In their short history, video games
have most often accomplished the deliverance of awe unto their players
by means of technological innovation. Their worlds became crisper, their
characters more lifelike or more expressive, and thusly, player actions
became more tangible, and so on.
[post_ads]Increasingly, though, exemplified
perhaps by the success of Nintendo’s underpowered Switch console, such
an awe has been harder to fabricate, instead leaving a sort of gap in
the industry. This gap is further exacerbated by, or a repercussion of,
the gaming industry’s dependence on a narrative style sloppily
excavated from film and television and spattered onto gameplay with the
elegance of a freight train on a speedway. And in the many attempts to
smooth the edges between the player and the story, as in “The Breath of
the Wild’s” quieter open world, or “Dark Souls’” and “Inside’s”
ephemeral smattering of theming through world detail, the solution thus
far has appeared a deliberate silencing of the script in favor of
emergent and accidental discovery. Those methods are intriguing, and
their games better as a result, but there remains a yearning for
narrative punch. For awe. And only recently did I find it once again, in
perhaps the least serious game demanding all of our attention.
Back in 1902, the short film “A Trip to the Moon”

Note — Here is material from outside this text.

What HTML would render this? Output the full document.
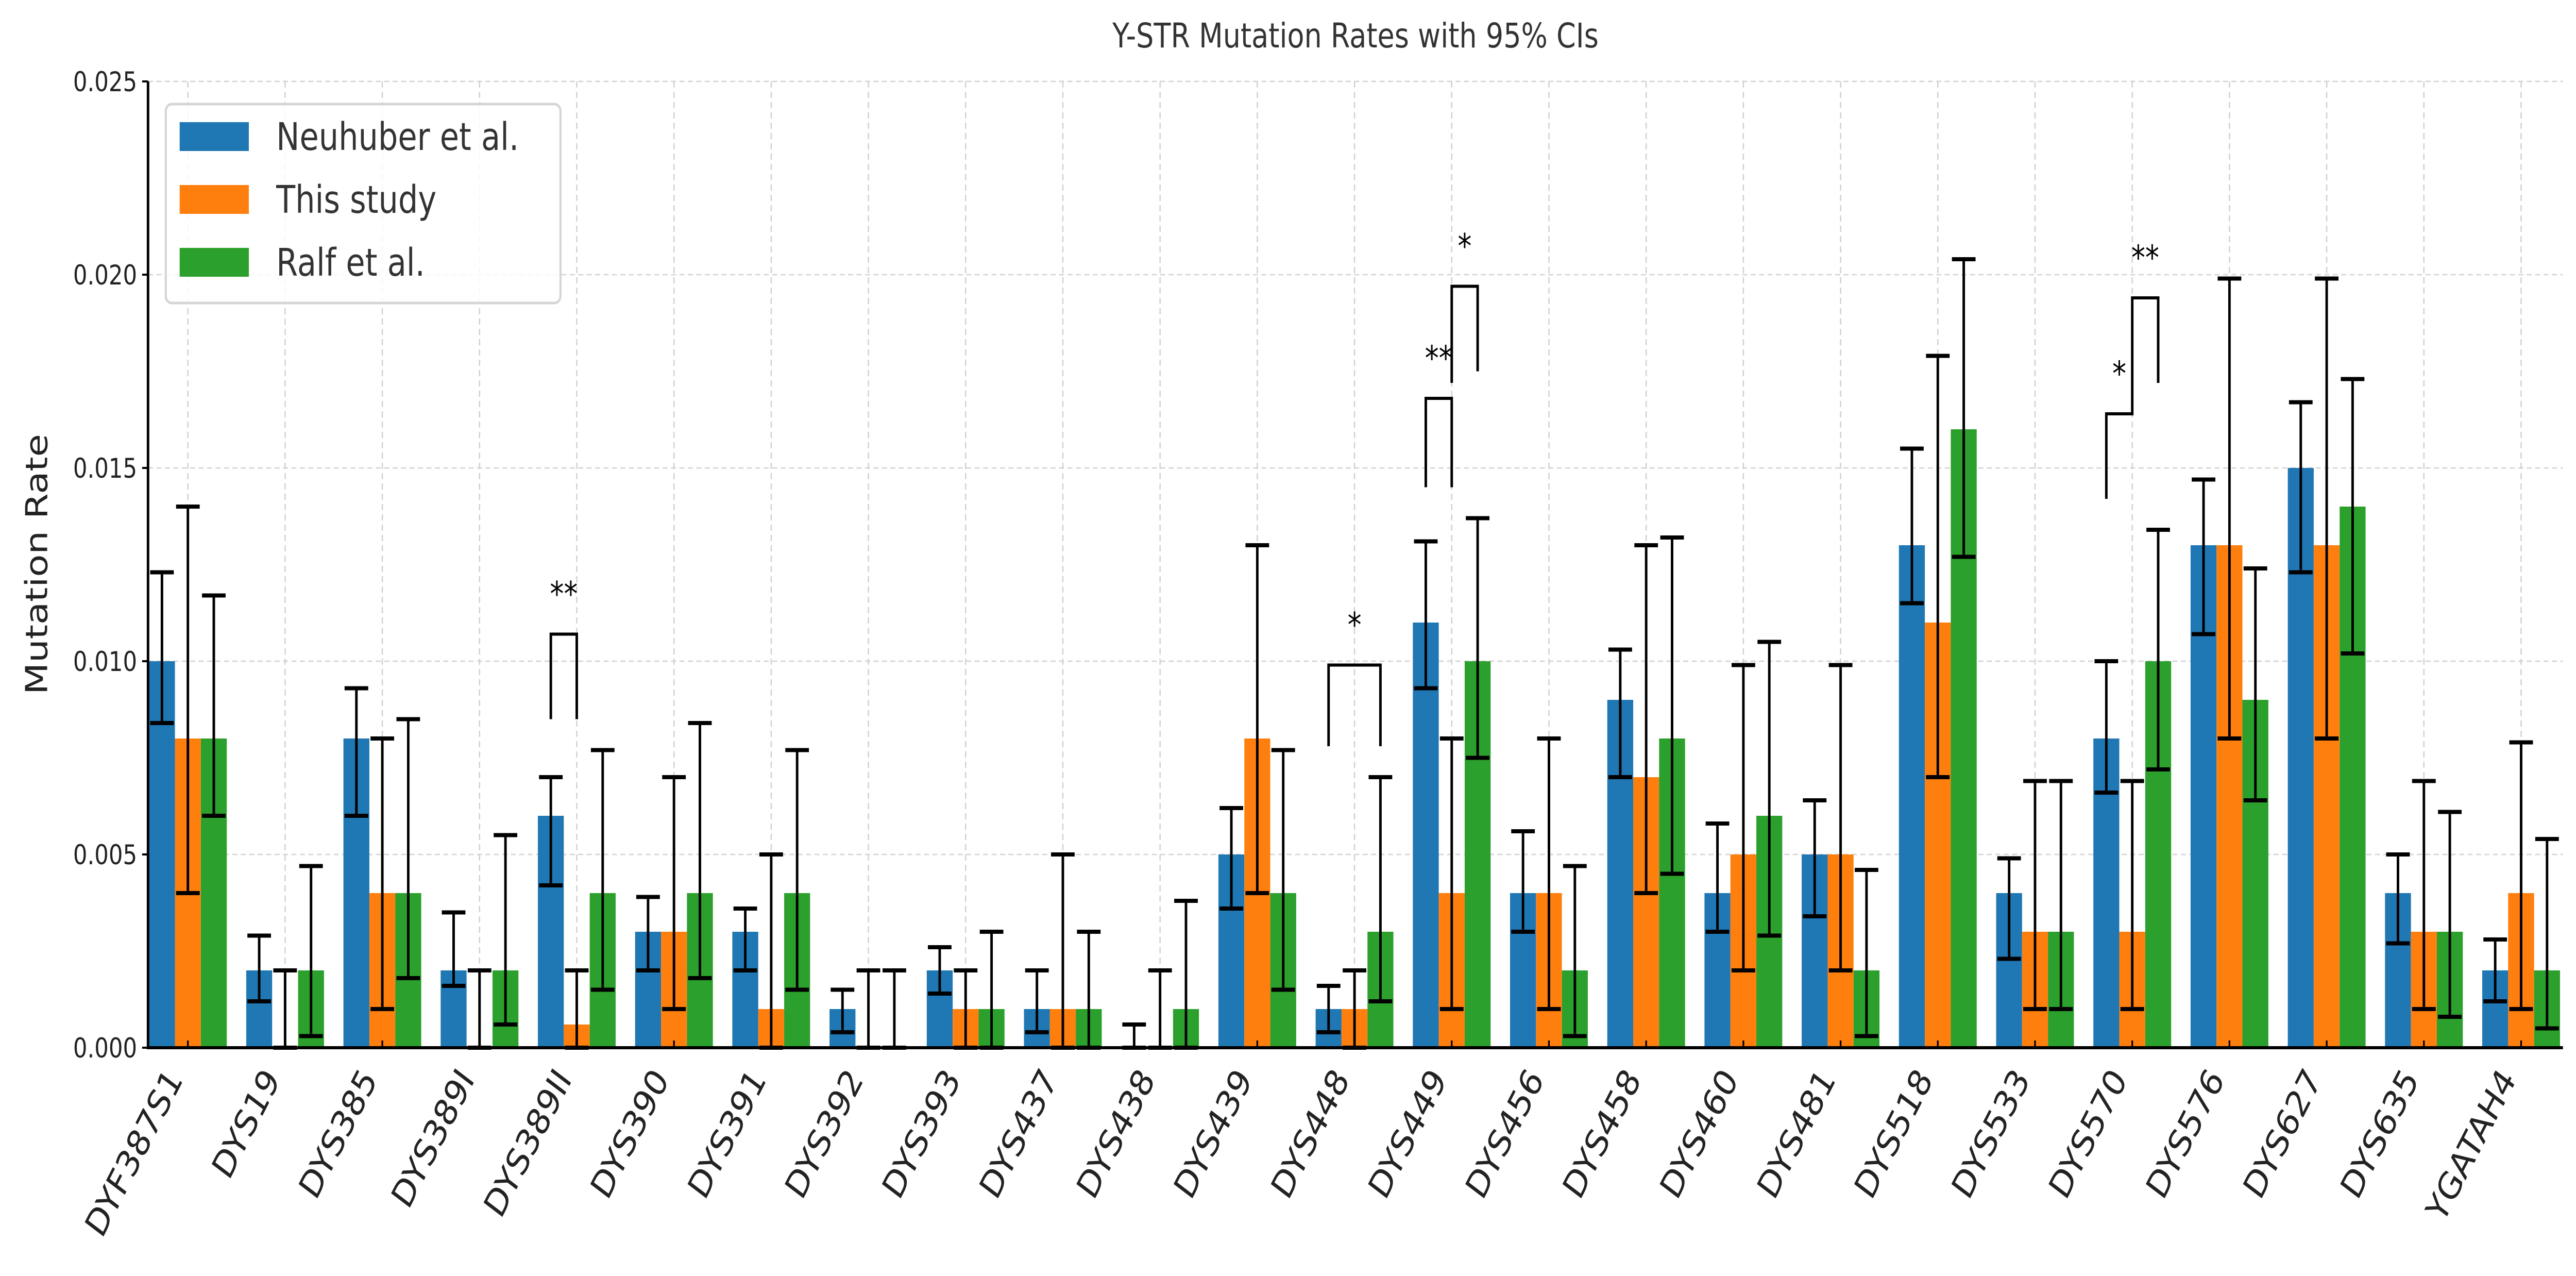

depicted a group of wizards coming together to accomplish an impossible
goal. They sought to fire a rocket into the sky and land it on the
moon, men in tow. They accomplished this goal, as halfway through the
famed first science fiction short film, that rocket landed on said moon
and provided us a most iconic image.
Director Georges Méliès drew
inspiration from Jules Verne, and through sheer force of will,
imagination, and technology lurched film-making into the realm of
speculative fiction as literature had done before it. There’s a natural
awe to seeing a rocket boost off into the sky, a touch of the
unbelievable, which in its creative visualization was necessary to prove
film’s potential, that it’s not about showing what is, but what could
be.
Another rocket launch, this time in
2018, has performed a similar function for a medium which is only now
finding ways to prove its uniqueness in the grand history of human
narrative achievement. Video games have long chased the wrong aesthetic
dragon, that of “A Trip to The Moon’s” accomplishment, or the depiction
of fiction as a linear progression of events, by which we as watchers
create meaning in the unfolding of its narrative. This method for
fiction, then, was sculpted into an expectation which game designers
have long leaned on to promote a video game’s value. A fiction, a thing
to watch, a narrative to discover and evaluate, is something we’ve all
been taught to implicitly understand by pre-existing media. We can call
what happened in “Fortnite” a narrative, but I’m not sure we can
actually call it fiction.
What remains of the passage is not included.